The judgment was rendered on June 12, 1914, and as the time in which either party might move to amend it, under section 254 of the Municipal Court Act, was limited to five days, the time had 'expired on June 17, 1914. The section referred to declares that such a motion must be made upon two days’ notice. Although the summons had indorsed thereon the words “Defendant liable to arrest and imprisonment,” the justice who tried the case failed to indorse those words upon the record, and upon June 16, 1914, the plaintiff obtained an order to show cause, returnable on June 17th, why the judgment should not be amended in respect of this omission.
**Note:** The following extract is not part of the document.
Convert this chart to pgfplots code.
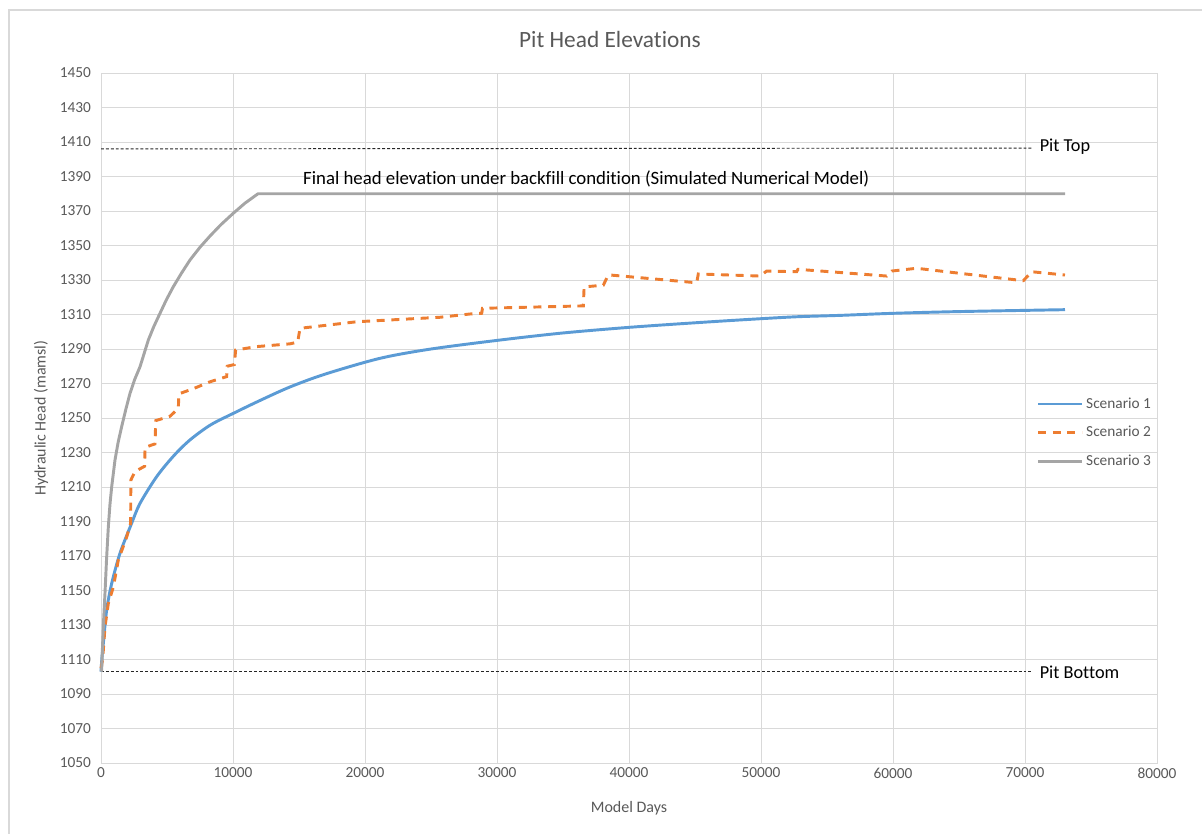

Upon the hearing of this motion the defendant Chieffo opposed the granting thereof upon the ground that the plaintiff had not complied with section 254, supra, and that, therefore, the justice had no jurisdiction to make the amendment. His objection was overruled, and the amendment was allowed. In this the court committed error. An application for an order to show cause is a motion. Section 768, Code of Civil Procedure. By the provisions of section 780 of the Code of Civil Procedure, a notice of motion must be served at least eight days before the return day, but that time may be limited by obtaining an order to show cause. That section only applies, however, to courts of record. Section 3347, subd. 6, C. C. P. The Municipal Court is one of limited jurisdiction, and the statute must be strictly followed. This requires at least two days’ notice to amend a judgment, and hence the order in this case must be reversed.

Order reversed, with costs to the appellant. Judgment; as originally entered, affirmed, with costs to the respondent. Costs of one party to be offset against those of the other party. All concur.